Opinion polls show, much as they did in the run-up to the 1990 presidential elections that gave Fujimori such a spectacular and resounding victory over Mr. Vargas Llosa, that Peruvians are tired of their traditional parties. More than half say they will vote for "independents."

The ever-astute Fujimori is taking full advantage of this overriding popular sentiment. One member of his Cabinet, Mines and Energy Minister Jaime Yoshiyama, also formerly head of the privatization commission, has resigned in order to head an "independent" list - optimistically called "New Majority." His running mates will be "technocrats who are in sympathy with the government," he says.
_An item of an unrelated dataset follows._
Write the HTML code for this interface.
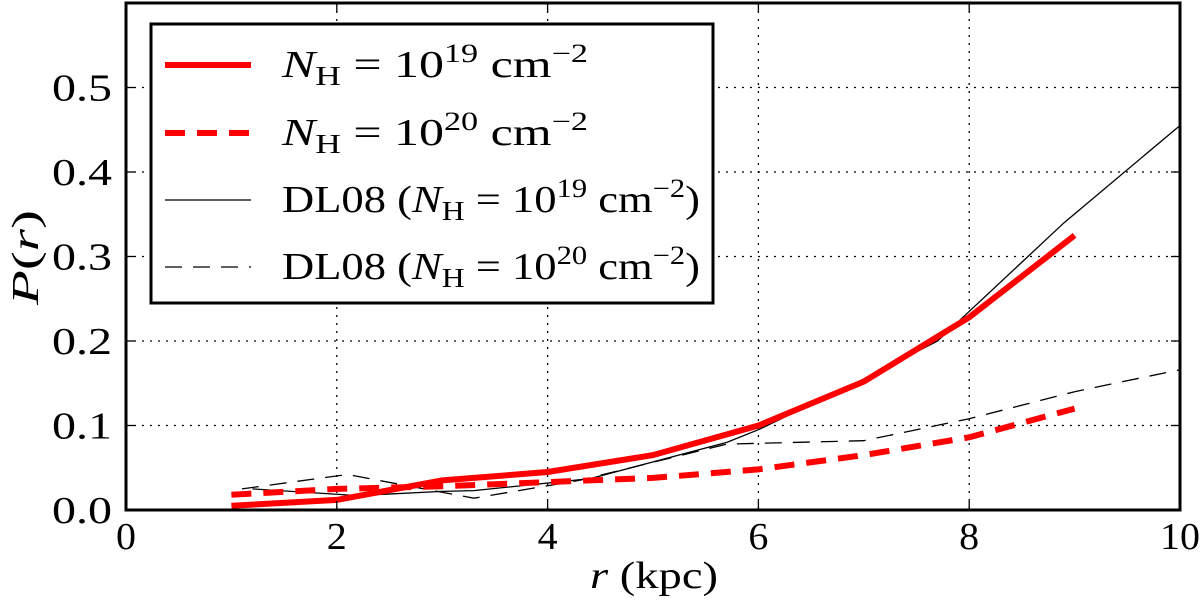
<!DOCTYPE html>
<html><head><meta charset="utf-8"><style>
body{margin:0;background:#fff;}
svg text{font-family:"Liberation Serif","DejaVu Serif",serif;fill:#000;}
</style></head><body>
<svg id="chart" width="1200" height="606" viewBox="0 0 1200 606" xmlns="http://www.w3.org/2000/svg">
<g id="grid"></g>
<g id="series"></g>
<rect x="126" y="3" width="1054" height="507" fill="none" stroke="#000" stroke-width="3"/>
<g id="ticks"></g>
<text x="590" y="588" font-size="38" textLength="128" lengthAdjust="spacingAndGlyphs"><tspan font-style="italic">r</tspan> (kpc)</text>
<text transform="translate(38,305) rotate(-90)" font-size="38" textLength="95" lengthAdjust="spacingAndGlyphs"><tspan font-style="italic">P</tspan>(<tspan font-style="italic">r</tspan>)</text>
<g>
<rect x="151" y="24" width="562" height="279" fill="#fff" stroke="#000" stroke-width="3"/>
<line x1="165" y1="65" x2="251" y2="65" stroke="#f00" stroke-width="6"/>
<text x="282" y="77" font-size="38" textLength="306" lengthAdjust="spacingAndGlyphs"><tspan font-style="italic">N</tspan><tspan font-size="27" dy="8">H</tspan><tspan dy="-8"> = 10</tspan><tspan font-size="26" dy="-15">19</tspan><tspan dy="15"> cm</tspan><tspan font-size="26" dy="-15">−2</tspan></text>
<line x1="165" y1="133" x2="251" y2="133" stroke="#f00" stroke-width="6" stroke-dasharray="20,12"/>
<text x="282" y="145" font-size="38" textLength="306" lengthAdjust="spacingAndGlyphs"><tspan font-style="italic">N</tspan><tspan font-size="27" dy="8">H</tspan><tspan dy="-8"> = 10</tspan><tspan font-size="26" dy="-15">20</tspan><tspan dy="15"> cm</tspan><tspan font-size="26" dy="-15">−2</tspan></text>
<line x1="165" y1="200" x2="251" y2="200" stroke="#000" stroke-width="1.3"/>
<text x="282" y="212" font-size="38" textLength="418" lengthAdjust="spacingAndGlyphs">DL08 (<tspan font-style="italic">N</tspan><tspan font-size="27" dy="8">H</tspan><tspan dy="-8"> = 10</tspan><tspan font-size="26" dy="-15">19</tspan><tspan dy="15"> cm</tspan><tspan font-size="26" dy="-15">−2</tspan><tspan dy="15">)</tspan></text>
<line x1="165" y1="267" x2="251" y2="267" stroke="#000" stroke-width="1.3" stroke-dasharray="17,11"/>
<text x="282" y="279" font-size="38" textLength="418" lengthAdjust="spacingAndGlyphs">DL08 (<tspan font-style="italic">N</tspan><tspan font-size="27" dy="8">H</tspan><tspan dy="-8"> = 10</tspan><tspan font-size="26" dy="-15">20</tspan><tspan dy="15"> cm</tspan><tspan font-size="26" dy="-15">−2</tspan><tspan dy="15">)</tspan></text>
</g>
</svg>
<script>
const xTicks = [0, 2, 4, 6, 8, 10];
const yTicks = [0.0, 0.1, 0.2, 0.3, 0.4, 0.5];
const yTickLabels = ["0.0", "0.1", "0.2", "0.3", "0.4", "0.5"];
const redR = [1, 2, 3, 4, 5, 6, 7, 8, 9];
const redSolidP = [0.005, 0.012, 0.035, 0.045, 0.065, 0.1, 0.152, 0.228, 0.325];
const redDashP = [0.018, 0.025, 0.028, 0.033, 0.038, 0.048, 0.065, 0.086, 0.12];
const dlSolidR = [1.2, 2.2, 3.0, 3.3, 4.4, 5.7, 6.0, 7.0, 7.7, 8.9, 10];
const dlSolidP = [0.025, 0.017, 0.022, 0.023, 0.037, 0.08, 0.095, 0.155, 0.2, 0.34, 0.455];
const dlDashR = [1.1, 2.1, 3.3, 4.3, 5.7, 7.0, 8.0, 9.0, 10];
const dlDashP = [0.025, 0.042, 0.014, 0.035, 0.078, 0.082, 0.108, 0.14, 0.166];

const X0 = 126, X1 = 1180, Y0 = 510, Y1 = 3;
const xs = v => X0 + (v - 0) / 10 * (X1 - X0);
const ys = v => Y0 - v / 0.6 * (Y0 - Y1);
const NS = "http://www.w3.org/2000/svg";
function mk(tag, attrs, parent) {
  const e = document.createElementNS(NS, tag);
  for (const k in attrs) e.setAttribute(k, attrs[k]);
  parent.appendChild(e);
  return e;
}
const grid = document.getElementById('grid');
const ticks = document.getElementById('ticks');
const series = document.getElementById('series');
xTicks.forEach(t => {
  const x = xs(t);
  if (t > 0 && t < 10) {
    const g = mk('line', {x1: x, y1: Y1, x2: x, y2: Y0, stroke: '#000', 'stroke-width': 1.3, 'stroke-dasharray': '2,6'}, grid);
    
    
  }
  const a = mk('line', {x1: x, y1: Y0, x2: x, y2: Y0 - 9, stroke: '#000', 'stroke-width': 1.3}, ticks);
  
  
  const b = mk('line', {x1: x, y1: Y1, x2: x, y2: Y1 + 9, stroke: '#000', 'stroke-width': 1.3}, ticks);
  
  
  const lbl = String(t);
  const w = lbl.length * 20;
  const tx = mk('text', {x: x - w / 2, y: 549, 'font-size': 38, textLength: w, lengthAdjust: 'spacingAndGlyphs'}, ticks);
  tx.textContent = lbl;
  
  
});
yTicks.forEach((t, i) => {
  const y = ys(t);
  if (t > 0) {
    const g = mk('line', {x1: X0, y1: y, x2: X1, y2: y, stroke: '#000', 'stroke-width': 1.3, 'stroke-dasharray': '2,6'}, grid);
    
    
  }
  const a = mk('line', {x1: X0, y1: y, x2: X0 + 9, y2: y, stroke: '#000', 'stroke-width': 1.3}, ticks);
  
  
  const b = mk('line', {x1: X1, y1: y, x2: X1 - 9, y2: y, stroke: '#000', 'stroke-width': 1.3}, ticks);
  
  
  const tx = mk('text', {x: 52, y: y + 13, 'font-size': 38, textLength: 60, lengthAdjust: 'spacingAndGlyphs'}, ticks);
  tx.textContent = yTickLabels[i];
  
  
});
function pts(R, P) { return R.map((r, i) => xs(r).toFixed(1) + ',' + ys(P[i]).toFixed(1)).join(' '); }
const s1 = mk('polyline', {points: pts(dlSolidR, dlSolidP), fill: 'none', stroke: '#000', 'stroke-width': 1.3}, series);


const s2 = mk('polyline', {points: pts(dlDashR, dlDashP), fill: 'none', stroke: '#000', 'stroke-width': 1.3, 'stroke-dasharray': '17,11'}, series);


const s3 = mk('polyline', {points: pts(redR, redSolidP), fill: 'none', stroke: '#f00', 'stroke-width': 6}, series);


const s4 = mk('polyline', {points: pts(redR, redDashP), fill: 'none', stroke: '#f00', 'stroke-width': 6, 'stroke-dasharray': '20,12'}, series);


</script>
</body></html>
Fujimori plans to back at least three lists, making a large congressional majority virtually certain.

On a weekend visit to a Lima shantytown to inaugurate a government-funded electricity generator, the president campaigned unashamedly on behalf of Yoshiyama, who stuck beside him throughout.

Fujimori will also lend his backing to a Change 90 list - it is the party he created for the 1990 presidential elections - and yet another headed by former Premier Carlos Torres y Torres Lara.
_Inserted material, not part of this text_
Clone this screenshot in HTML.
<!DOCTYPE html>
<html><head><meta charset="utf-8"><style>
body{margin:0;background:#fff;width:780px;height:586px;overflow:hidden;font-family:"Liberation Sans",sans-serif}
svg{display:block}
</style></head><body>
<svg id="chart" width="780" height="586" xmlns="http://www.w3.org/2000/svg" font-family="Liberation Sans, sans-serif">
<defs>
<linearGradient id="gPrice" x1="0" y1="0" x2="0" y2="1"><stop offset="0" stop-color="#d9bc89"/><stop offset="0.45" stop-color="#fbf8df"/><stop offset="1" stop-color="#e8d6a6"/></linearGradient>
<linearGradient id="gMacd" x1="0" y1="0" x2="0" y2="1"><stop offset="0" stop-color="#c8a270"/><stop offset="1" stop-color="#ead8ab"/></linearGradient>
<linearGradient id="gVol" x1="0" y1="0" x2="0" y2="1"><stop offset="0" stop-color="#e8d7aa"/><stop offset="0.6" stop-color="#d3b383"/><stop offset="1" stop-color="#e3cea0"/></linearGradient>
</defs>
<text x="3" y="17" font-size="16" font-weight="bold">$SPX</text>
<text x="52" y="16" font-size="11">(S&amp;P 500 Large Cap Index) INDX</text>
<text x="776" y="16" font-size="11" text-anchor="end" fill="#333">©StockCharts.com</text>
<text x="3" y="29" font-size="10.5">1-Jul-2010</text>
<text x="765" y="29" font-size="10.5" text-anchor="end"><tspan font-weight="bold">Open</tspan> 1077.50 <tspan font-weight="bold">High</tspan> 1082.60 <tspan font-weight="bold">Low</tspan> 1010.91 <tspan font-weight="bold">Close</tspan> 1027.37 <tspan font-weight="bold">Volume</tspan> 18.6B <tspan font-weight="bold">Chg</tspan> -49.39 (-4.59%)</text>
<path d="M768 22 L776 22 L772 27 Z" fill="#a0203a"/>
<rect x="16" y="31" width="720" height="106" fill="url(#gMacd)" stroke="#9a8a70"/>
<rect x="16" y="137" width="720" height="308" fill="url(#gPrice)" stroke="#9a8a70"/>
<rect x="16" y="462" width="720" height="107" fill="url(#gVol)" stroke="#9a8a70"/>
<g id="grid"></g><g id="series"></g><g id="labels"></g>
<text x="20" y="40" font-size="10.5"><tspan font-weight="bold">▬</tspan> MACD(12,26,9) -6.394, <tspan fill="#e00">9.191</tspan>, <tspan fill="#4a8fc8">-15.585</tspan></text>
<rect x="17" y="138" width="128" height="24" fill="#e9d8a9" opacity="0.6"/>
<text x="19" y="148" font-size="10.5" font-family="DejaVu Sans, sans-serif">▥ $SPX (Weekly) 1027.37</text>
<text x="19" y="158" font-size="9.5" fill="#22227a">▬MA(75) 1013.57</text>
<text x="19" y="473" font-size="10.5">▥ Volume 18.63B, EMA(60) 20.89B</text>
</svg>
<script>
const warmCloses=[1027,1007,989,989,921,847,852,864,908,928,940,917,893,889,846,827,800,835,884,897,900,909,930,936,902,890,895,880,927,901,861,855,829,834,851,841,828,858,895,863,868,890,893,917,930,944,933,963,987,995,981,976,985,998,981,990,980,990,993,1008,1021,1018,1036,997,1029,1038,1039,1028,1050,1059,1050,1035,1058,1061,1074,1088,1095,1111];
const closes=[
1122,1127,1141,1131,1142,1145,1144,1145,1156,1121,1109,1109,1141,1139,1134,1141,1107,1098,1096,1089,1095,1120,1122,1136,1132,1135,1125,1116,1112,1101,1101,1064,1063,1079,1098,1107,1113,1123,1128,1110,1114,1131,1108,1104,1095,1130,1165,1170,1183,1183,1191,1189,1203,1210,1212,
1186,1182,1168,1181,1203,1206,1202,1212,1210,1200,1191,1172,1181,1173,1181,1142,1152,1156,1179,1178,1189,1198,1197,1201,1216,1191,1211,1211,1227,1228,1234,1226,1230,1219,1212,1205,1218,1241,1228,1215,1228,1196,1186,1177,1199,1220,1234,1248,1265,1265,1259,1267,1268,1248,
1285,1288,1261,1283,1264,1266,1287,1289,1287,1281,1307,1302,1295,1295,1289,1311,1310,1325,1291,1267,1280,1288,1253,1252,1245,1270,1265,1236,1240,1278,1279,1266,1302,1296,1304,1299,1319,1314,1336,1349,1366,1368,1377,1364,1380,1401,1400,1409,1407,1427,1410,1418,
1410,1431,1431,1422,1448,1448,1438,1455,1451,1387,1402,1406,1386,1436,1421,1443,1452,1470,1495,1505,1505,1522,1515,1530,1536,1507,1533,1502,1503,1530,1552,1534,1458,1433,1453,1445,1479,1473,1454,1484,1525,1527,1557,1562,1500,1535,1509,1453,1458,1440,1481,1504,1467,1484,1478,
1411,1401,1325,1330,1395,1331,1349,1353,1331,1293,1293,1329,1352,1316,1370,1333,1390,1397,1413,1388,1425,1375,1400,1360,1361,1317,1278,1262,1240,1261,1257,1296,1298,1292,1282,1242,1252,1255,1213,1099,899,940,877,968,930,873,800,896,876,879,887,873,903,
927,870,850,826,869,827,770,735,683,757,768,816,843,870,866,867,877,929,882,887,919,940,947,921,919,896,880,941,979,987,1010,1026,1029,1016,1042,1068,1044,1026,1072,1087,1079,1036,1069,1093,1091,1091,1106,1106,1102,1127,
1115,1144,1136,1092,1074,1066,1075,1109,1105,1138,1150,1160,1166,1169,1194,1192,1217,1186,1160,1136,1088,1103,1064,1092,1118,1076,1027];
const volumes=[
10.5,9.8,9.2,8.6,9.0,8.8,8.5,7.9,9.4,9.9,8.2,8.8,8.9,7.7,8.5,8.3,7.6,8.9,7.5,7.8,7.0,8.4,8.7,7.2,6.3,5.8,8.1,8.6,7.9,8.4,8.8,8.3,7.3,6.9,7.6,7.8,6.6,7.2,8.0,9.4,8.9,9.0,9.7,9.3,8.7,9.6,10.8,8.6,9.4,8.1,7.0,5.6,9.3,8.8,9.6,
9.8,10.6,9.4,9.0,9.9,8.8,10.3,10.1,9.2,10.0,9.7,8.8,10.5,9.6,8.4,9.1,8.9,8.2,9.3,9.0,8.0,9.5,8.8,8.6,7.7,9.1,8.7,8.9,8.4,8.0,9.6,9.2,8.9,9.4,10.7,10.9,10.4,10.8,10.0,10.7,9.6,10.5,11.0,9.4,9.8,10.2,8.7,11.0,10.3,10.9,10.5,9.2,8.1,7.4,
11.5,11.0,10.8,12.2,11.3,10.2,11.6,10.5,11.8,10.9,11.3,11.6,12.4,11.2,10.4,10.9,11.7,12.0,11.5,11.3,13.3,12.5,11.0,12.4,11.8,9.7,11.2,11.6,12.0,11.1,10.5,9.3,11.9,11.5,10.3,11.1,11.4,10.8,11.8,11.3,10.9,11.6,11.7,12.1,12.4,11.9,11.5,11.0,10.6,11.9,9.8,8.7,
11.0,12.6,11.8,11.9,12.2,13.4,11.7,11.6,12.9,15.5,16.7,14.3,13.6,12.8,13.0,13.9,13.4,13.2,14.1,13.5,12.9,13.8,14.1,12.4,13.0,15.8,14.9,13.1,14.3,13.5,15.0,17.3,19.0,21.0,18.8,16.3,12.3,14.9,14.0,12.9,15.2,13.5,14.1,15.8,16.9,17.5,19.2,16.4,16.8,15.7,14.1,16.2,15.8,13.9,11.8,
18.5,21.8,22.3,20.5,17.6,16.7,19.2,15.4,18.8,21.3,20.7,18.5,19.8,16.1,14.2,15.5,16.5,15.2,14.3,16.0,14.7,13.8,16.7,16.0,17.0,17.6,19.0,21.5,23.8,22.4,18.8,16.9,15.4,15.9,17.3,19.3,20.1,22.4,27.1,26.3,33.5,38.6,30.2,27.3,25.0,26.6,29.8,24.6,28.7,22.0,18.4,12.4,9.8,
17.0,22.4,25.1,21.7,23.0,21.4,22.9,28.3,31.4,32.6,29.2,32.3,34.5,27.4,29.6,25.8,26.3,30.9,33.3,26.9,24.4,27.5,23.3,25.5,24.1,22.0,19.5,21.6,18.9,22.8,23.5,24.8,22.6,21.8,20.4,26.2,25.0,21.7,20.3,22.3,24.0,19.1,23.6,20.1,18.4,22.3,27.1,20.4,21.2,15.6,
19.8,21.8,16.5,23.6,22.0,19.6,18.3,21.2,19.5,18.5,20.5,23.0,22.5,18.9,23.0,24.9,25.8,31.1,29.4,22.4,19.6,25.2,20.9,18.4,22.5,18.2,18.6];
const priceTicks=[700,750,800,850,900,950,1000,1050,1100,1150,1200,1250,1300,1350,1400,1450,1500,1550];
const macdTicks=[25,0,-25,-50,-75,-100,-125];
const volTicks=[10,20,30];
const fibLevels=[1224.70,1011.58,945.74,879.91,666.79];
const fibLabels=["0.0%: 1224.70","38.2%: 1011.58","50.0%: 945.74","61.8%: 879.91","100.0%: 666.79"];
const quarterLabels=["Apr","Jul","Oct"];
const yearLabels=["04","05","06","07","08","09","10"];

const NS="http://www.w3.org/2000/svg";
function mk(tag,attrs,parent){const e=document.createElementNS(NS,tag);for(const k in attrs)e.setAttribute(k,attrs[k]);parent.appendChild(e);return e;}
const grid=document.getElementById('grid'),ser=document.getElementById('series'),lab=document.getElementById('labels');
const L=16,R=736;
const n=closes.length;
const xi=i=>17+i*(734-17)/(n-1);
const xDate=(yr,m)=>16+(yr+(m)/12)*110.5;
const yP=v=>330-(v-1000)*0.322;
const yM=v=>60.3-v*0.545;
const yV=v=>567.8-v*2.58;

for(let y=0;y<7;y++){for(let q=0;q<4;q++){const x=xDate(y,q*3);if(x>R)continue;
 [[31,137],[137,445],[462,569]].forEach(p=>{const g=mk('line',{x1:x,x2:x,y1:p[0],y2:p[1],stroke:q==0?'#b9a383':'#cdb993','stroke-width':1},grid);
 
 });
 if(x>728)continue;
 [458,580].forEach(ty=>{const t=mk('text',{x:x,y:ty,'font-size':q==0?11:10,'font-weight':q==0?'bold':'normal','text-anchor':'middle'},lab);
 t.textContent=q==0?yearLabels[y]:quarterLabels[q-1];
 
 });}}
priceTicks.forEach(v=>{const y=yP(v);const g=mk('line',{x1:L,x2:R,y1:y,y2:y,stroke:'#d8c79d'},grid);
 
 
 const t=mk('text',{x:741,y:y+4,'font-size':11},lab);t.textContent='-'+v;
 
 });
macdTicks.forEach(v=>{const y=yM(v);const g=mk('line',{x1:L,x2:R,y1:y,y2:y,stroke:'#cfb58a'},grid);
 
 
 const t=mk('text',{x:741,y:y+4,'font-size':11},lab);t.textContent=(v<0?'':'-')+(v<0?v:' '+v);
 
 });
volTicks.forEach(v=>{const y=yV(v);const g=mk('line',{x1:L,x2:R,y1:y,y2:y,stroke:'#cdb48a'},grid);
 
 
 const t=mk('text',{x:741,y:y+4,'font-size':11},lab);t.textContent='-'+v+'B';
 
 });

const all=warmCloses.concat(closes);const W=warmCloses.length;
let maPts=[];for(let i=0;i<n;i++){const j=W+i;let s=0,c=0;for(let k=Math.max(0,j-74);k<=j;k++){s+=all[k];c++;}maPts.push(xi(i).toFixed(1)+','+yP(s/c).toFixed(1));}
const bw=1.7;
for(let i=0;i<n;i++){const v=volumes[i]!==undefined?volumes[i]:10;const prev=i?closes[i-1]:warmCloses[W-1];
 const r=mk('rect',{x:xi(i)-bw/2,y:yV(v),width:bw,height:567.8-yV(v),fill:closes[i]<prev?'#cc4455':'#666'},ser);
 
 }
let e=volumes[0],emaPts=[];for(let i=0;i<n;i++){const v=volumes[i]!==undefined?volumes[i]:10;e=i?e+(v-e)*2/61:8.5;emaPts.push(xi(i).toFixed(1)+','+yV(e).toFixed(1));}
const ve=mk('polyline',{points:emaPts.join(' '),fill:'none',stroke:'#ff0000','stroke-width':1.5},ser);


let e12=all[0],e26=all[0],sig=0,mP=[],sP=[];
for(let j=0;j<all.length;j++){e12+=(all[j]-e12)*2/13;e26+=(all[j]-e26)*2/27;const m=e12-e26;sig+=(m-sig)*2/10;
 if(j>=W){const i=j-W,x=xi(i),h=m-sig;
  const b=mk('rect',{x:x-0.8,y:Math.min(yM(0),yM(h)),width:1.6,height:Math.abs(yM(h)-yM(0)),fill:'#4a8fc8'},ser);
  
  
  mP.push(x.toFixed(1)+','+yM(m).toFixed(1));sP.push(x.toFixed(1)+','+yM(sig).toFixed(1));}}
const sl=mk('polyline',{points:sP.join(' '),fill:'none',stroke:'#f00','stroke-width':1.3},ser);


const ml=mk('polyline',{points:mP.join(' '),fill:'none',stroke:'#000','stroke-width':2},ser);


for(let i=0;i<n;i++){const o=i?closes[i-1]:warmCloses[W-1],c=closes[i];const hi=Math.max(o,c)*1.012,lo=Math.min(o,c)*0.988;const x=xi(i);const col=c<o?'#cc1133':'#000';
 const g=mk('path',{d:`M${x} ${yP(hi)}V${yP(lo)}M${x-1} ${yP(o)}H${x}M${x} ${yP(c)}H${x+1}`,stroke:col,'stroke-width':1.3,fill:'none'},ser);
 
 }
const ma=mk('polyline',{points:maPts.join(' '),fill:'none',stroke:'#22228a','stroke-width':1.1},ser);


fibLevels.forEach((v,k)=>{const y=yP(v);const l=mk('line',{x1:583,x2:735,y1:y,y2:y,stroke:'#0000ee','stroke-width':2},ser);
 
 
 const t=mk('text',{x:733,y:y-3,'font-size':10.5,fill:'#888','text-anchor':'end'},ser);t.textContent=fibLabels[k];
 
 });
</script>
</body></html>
"The way things are going, there's going to be no opposition to speak of in the new congress," commented one Western diplomat in Lima. "Mr. Fujimori is going to have it all his own way."

The prospect of a congress full of Fujimori yes-men is causing some international unease. Outgoing United StatesAmbassador Anthony Quainton has expressed his government's disquiet at the marginalization of the left, the projected absence of parliamentary immunity, and certain limitations on the future constituent congress's power.

Congressmen, for example, will be unable to revoke any decrees published by the current "government of emergency and national reconstruction."

But observers in Lima suspect that the international community as a whole is likely to view even imperfect elections - and the consequent resumption of full diplomatic and financial relations - with relief.

On the crest of yet another popularity wave, for the moment Fujimori looks unstoppable.